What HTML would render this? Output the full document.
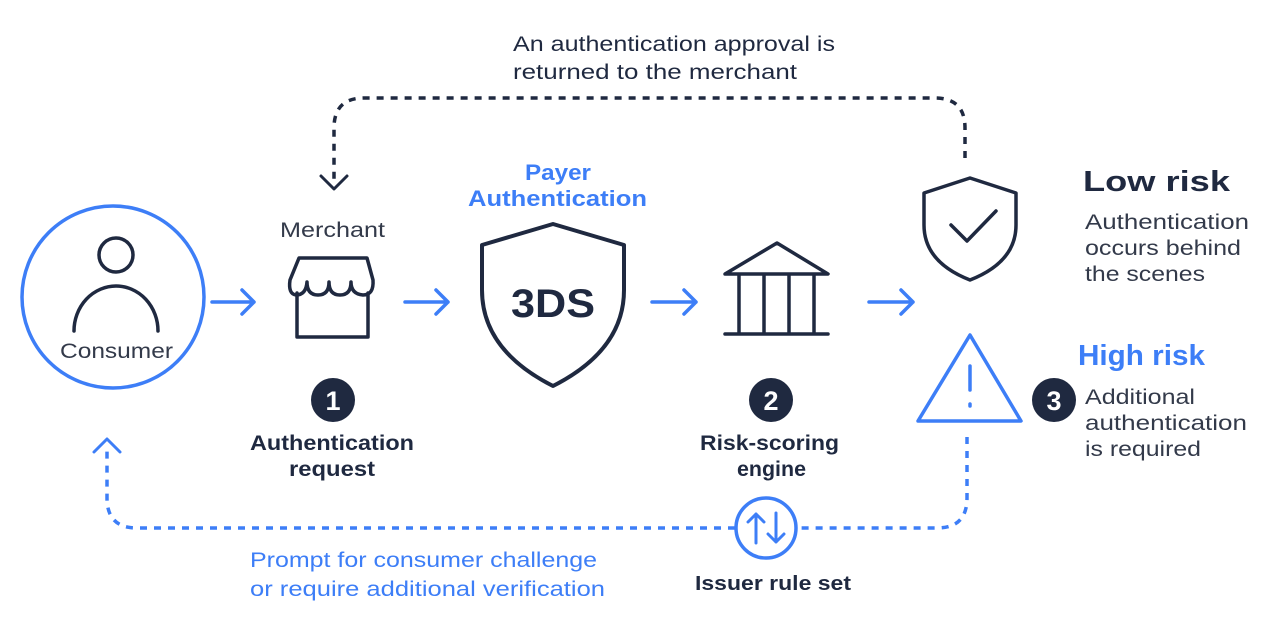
<!DOCTYPE html>
<html><head><meta charset="utf-8"><style>
html,body{margin:0;padding:0;background:#fff;}
svg{display:block;}
text{font-family:"Liberation Sans",sans-serif;}
</style></head><body>
<svg width="1287" height="636" viewBox="0 0 1287 636" xmlns="http://www.w3.org/2000/svg">
<g fill="none" stroke-linecap="round" stroke-linejoin="round">
<path d="M965 158 V128 Q965 98 935 98 H364 Q334 98 334 128 V184" stroke="#1f2940" stroke-width="3.5" stroke-dasharray="7 7" stroke-linecap="butt"/>
<path d="M321 176 L334 189 L347 176" stroke="#1f2940" stroke-width="3"/>
<path d="M967 437 V498 Q967 528 937 528 H797 M735 528 H137 Q107 528 107 498 V450" stroke="#3d7ef7" stroke-width="3.5" stroke-dasharray="7 7" stroke-linecap="butt"/>
<path d="M94 452 L107 439 L120 452" stroke="#3d7ef7" stroke-width="3"/>
<circle cx="766" cy="528" r="30" stroke="#3d7ef7" stroke-width="3.5"/>
<path d="M756 543 V514 M748 522 L756 514 L764 522 M776 513 V542 M768 534 L776 542 L784 534" stroke="#3d7ef7" stroke-width="3"/>
<circle cx="113" cy="297" r="91" stroke="#3d7ef7" stroke-width="3.5"/>
<circle cx="116" cy="255" r="17" stroke="#1f2940" stroke-width="3.5"/>
<path d="M74 331 A42 45 0 0 1 158 331" stroke="#1f2940" stroke-width="3.5"/>
<path d="M212 302 H254 M242 290 L254 302 L242 314" stroke="#3d7ef7" stroke-width="3.5"/>
<path d="M405 302 H448 M436 290 L448 302 L436 314" stroke="#3d7ef7" stroke-width="3.5"/>
<path d="M652 302 H696 M684 290 L696 302 L684 314" stroke="#3d7ef7" stroke-width="3.5"/>
<path d="M869 302 H913 M901 290 L913 302 L901 314" stroke="#3d7ef7" stroke-width="3.5"/>
<path d="M299 258 H367 L373 280 Q374 295 363 295 Q351 294 351 282 Q351 295 340 295 Q329 295 329 282 Q329 295 318 295 Q307 295 307 282 Q306 295 296 295 Q288 294 290 280 Z" stroke="#1f2940" stroke-width="3.5"/>
<path d="M297 293 V337 H368 V293" stroke="#1f2940" stroke-width="3.5"/>
<path d="M553 224 L624 245 V290 Q624 350 553 386 Q482 350 482 290 V245 Z" stroke="#1f2940" stroke-width="4"/>
<path d="M725 274 L777 243 L828 274 Z M725 334 H828 M739 274 V334 M764 274 V334 M789 274 V334 M814 274 V334" stroke="#1f2940" stroke-width="3.5"/>
<path d="M970 178 L1016 193 V225 Q1016 262 970 280 Q924 262 924 225 V193 Z" stroke="#1f2940" stroke-width="3.5"/>
<path d="M951 225 L967 241 L996 211" stroke="#1f2940" stroke-width="3.5"/>
<path d="M970 335 L1021 421 H918 Z" stroke="#3d7ef7" stroke-width="3.5"/>
<path d="M970 366 V390 M970 404 V406" stroke="#3d7ef7" stroke-width="3.5"/>
</g>
<circle cx="333" cy="400" r="22" fill="#1f2940"/>
<circle cx="771" cy="400" r="22" fill="#1f2940"/>
<circle cx="1054" cy="400" r="22" fill="#1f2940"/>
<g fill="#fff" font-weight="bold" font-size="27" text-anchor="middle">
<text x="333" y="410">1</text><text x="771" y="410">2</text><text x="1054" y="410">3</text>
</g>
<g fill="#1f2940">
<text x="513" y="51" font-size="21" textLength="322" lengthAdjust="spacingAndGlyphs">An authentication approval is</text>
<text x="513" y="79" font-size="21" textLength="284" lengthAdjust="spacingAndGlyphs">returned to the merchant</text>
<text x="280" y="237" font-size="21" fill="#333a4a" textLength="105" lengthAdjust="spacingAndGlyphs">Merchant</text>
<text x="60" y="358" font-size="21" fill="#333a4a" textLength="113" lengthAdjust="spacingAndGlyphs">Consumer</text>
<text x="511" y="317" font-size="40" font-weight="bold" textLength="84" lengthAdjust="spacingAndGlyphs">3DS</text>
<text x="250" y="450" font-size="21" font-weight="bold" textLength="164" lengthAdjust="spacingAndGlyphs">Authentication</text>
<text x="289" y="476" font-size="21" font-weight="bold" textLength="86" lengthAdjust="spacingAndGlyphs">request</text>
<text x="700" y="450" font-size="21" font-weight="bold" textLength="139" lengthAdjust="spacingAndGlyphs">Risk-scoring</text>
<text x="737" y="476" font-size="21" font-weight="bold" textLength="69" lengthAdjust="spacingAndGlyphs">engine</text>
<text x="695" y="590" font-size="20" font-weight="bold" textLength="156" lengthAdjust="spacingAndGlyphs">Issuer rule set</text>
<text x="1083" y="191" font-size="29" font-weight="bold" textLength="147" lengthAdjust="spacingAndGlyphs">Low risk</text>
<text x="1085" y="229" font-size="21" fill="#333a4a" textLength="164" lengthAdjust="spacingAndGlyphs">Authentication</text>
<text x="1085" y="255" font-size="21" fill="#333a4a" textLength="156" lengthAdjust="spacingAndGlyphs">occurs behind</text>
<text x="1085" y="281" font-size="21" fill="#333a4a" textLength="120" lengthAdjust="spacingAndGlyphs">the scenes</text>
<text x="1085" y="404" font-size="21" fill="#333a4a" textLength="110" lengthAdjust="spacingAndGlyphs">Additional</text>
<text x="1085" y="430" font-size="21" fill="#333a4a" textLength="162" lengthAdjust="spacingAndGlyphs">authentication</text>
<text x="1085" y="456" font-size="21" fill="#333a4a" textLength="116" lengthAdjust="spacingAndGlyphs">is required</text>
</g>
<g fill="#3d7ef7">
<text x="525" y="180" font-size="22" font-weight="bold" textLength="66" lengthAdjust="spacingAndGlyphs">Payer</text>
<text x="468" y="206" font-size="22" font-weight="bold" textLength="179" lengthAdjust="spacingAndGlyphs">Authentication</text>
<text x="1078" y="365" font-size="29" font-weight="bold" textLength="127" lengthAdjust="spacingAndGlyphs">High risk</text>
<text x="250" y="567" font-size="21" textLength="347" lengthAdjust="spacingAndGlyphs">Prompt for consumer challenge</text>
<text x="250" y="596" font-size="21" textLength="355" lengthAdjust="spacingAndGlyphs">or require additional verification</text>
</g>
</svg>
</body></html>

━━━

Copy each line above precisely, dropping the pictures.

# Result of the task
What HTML would render this? Output the full document.
<!DOCTYPE html>
<html><head><meta charset="utf-8"><style>
html,body{margin:0;padding:0;background:#fff;}
svg{display:block;}
text{font-family:"Liberation Sans",sans-serif;}
</style></head><body>
<svg width="1287" height="636" viewBox="0 0 1287 636" xmlns="http://www.w3.org/2000/svg">
<g fill="none" stroke-linecap="round" stroke-linejoin="round">
<path d="M965 158 V128 Q965 98 935 98 H364 Q334 98 334 128 V184" stroke="#1f2940" stroke-width="3.5" stroke-dasharray="7 7" stroke-linecap="butt"/>
<path d="M321 176 L334 189 L347 176" stroke="#1f2940" stroke-width="3"/>
<path d="M967 437 V498 Q967 528 937 528 H797 M735 528 H137 Q107 528 107 498 V450" stroke="#3d7ef7" stroke-width="3.5" stroke-dasharray="7 7" stroke-linecap="butt"/>
<path d="M94 452 L107 439 L120 452" stroke="#3d7ef7" stroke-width="3"/>
<circle cx="766" cy="528" r="30" stroke="#3d7ef7" stroke-width="3.5"/>
<path d="M756 543 V514 M748 522 L756 514 L764 522 M776 513 V542 M768 534 L776 542 L784 534" stroke="#3d7ef7" stroke-width="3"/>
<circle cx="113" cy="297" r="91" stroke="#3d7ef7" stroke-width="3.5"/>
<circle cx="116" cy="255" r="17" stroke="#1f2940" stroke-width="3.5"/>
<path d="M74 331 A42 45 0 0 1 158 331" stroke="#1f2940" stroke-width="3.5"/>
<path d="M212 302 H254 M242 290 L254 302 L242 314" stroke="#3d7ef7" stroke-width="3.5"/>
<path d="M405 302 H448 M436 290 L448 302 L436 314" stroke="#3d7ef7" stroke-width="3.5"/>
<path d="M652 302 H696 M684 290 L696 302 L684 314" stroke="#3d7ef7" stroke-width="3.5"/>
<path d="M869 302 H913 M901 290 L913 302 L901 314" stroke="#3d7ef7" stroke-width="3.5"/>
<path d="M299 258 H367 L373 280 Q374 295 363 295 Q351 294 351 282 Q351 295 340 295 Q329 295 329 282 Q329 295 318 295 Q307 295 307 282 Q306 295 296 295 Q288 294 290 280 Z" stroke="#1f2940" stroke-width="3.5"/>
<path d="M297 293 V337 H368 V293" stroke="#1f2940" stroke-width="3.5"/>
<path d="M553 224 L624 245 V290 Q624 350 553 386 Q482 350 482 290 V245 Z" stroke="#1f2940" stroke-width="4"/>
<path d="M725 274 L777 243 L828 274 Z M725 334 H828 M739 274 V334 M764 274 V334 M789 274 V334 M814 274 V334" stroke="#1f2940" stroke-width="3.5"/>
<path d="M970 178 L1016 193 V225 Q1016 262 970 280 Q924 262 924 225 V193 Z" stroke="#1f2940" stroke-width="3.5"/>
<path d="M951 225 L967 241 L996 211" stroke="#1f2940" stroke-width="3.5"/>
<path d="M970 335 L1021 421 H918 Z" stroke="#3d7ef7" stroke-width="3.5"/>
<path d="M970 366 V390 M970 404 V406" stroke="#3d7ef7" stroke-width="3.5"/>
</g>
<circle cx="333" cy="400" r="22" fill="#1f2940"/>
<circle cx="771" cy="400" r="22" fill="#1f2940"/>
<circle cx="1054" cy="400" r="22" fill="#1f2940"/>
<g fill="#fff" font-weight="bold" font-size="27" text-anchor="middle">
<text x="333" y="410">1</text><text x="771" y="410">2</text><text x="1054" y="410">3</text>
</g>
<g fill="#1f2940">
<text x="513" y="51" font-size="21" textLength="322" lengthAdjust="spacingAndGlyphs">An authentication approval is</text>
<text x="513" y="79" font-size="21" textLength="284" lengthAdjust="spacingAndGlyphs">returned to the merchant</text>
<text x="280" y="237" font-size="21" fill="#333a4a" textLength="105" lengthAdjust="spacingAndGlyphs">Merchant</text>
<text x="60" y="358" font-size="21" fill="#333a4a" textLength="113" lengthAdjust="spacingAndGlyphs">Consumer</text>
<text x="511" y="317" font-size="40" font-weight="bold" textLength="84" lengthAdjust="spacingAndGlyphs">3DS</text>
<text x="250" y="450" font-size="21" font-weight="bold" textLength="164" lengthAdjust="spacingAndGlyphs">Authentication</text>
<text x="289" y="476" font-size="21" font-weight="bold" textLength="86" lengthAdjust="spacingAndGlyphs">request</text>
<text x="700" y="450" font-size="21" font-weight="bold" textLength="139" lengthAdjust="spacingAndGlyphs">Risk-scoring</text>
<text x="737" y="476" font-size="21" font-weight="bold" textLength="69" lengthAdjust="spacingAndGlyphs">engine</text>
<text x="695" y="590" font-size="20" font-weight="bold" textLength="156" lengthAdjust="spacingAndGlyphs">Issuer rule set</text>
<text x="1083" y="191" font-size="29" font-weight="bold" textLength="147" lengthAdjust="spacingAndGlyphs">Low risk</text>
<text x="1085" y="229" font-size="21" fill="#333a4a" textLength="164" lengthAdjust="spacingAndGlyphs">Authentication</text>
<text x="1085" y="255" font-size="21" fill="#333a4a" textLength="156" lengthAdjust="spacingAndGlyphs">occurs behind</text>
<text x="1085" y="281" font-size="21" fill="#333a4a" textLength="120" lengthAdjust="spacingAndGlyphs">the scenes</text>
<text x="1085" y="404" font-size="21" fill="#333a4a" textLength="110" lengthAdjust="spacingAndGlyphs">Additional</text>
<text x="1085" y="430" font-size="21" fill="#333a4a" textLength="162" lengthAdjust="spacingAndGlyphs">authentication</text>
<text x="1085" y="456" font-size="21" fill="#333a4a" textLength="116" lengthAdjust="spacingAndGlyphs">is required</text>
</g>
<g fill="#3d7ef7">
<text x="525" y="180" font-size="22" font-weight="bold" textLength="66" lengthAdjust="spacingAndGlyphs">Payer</text>
<text x="468" y="206" font-size="22" font-weight="bold" textLength="179" lengthAdjust="spacingAndGlyphs">Authentication</text>
<text x="1078" y="365" font-size="29" font-weight="bold" textLength="127" lengthAdjust="spacingAndGlyphs">High risk</text>
<text x="250" y="567" font-size="21" textLength="347" lengthAdjust="spacingAndGlyphs">Prompt for consumer challenge</text>
<text x="250" y="596" font-size="21" textLength="355" lengthAdjust="spacingAndGlyphs">or require additional verification</text>
</g>
</svg>
</body></html>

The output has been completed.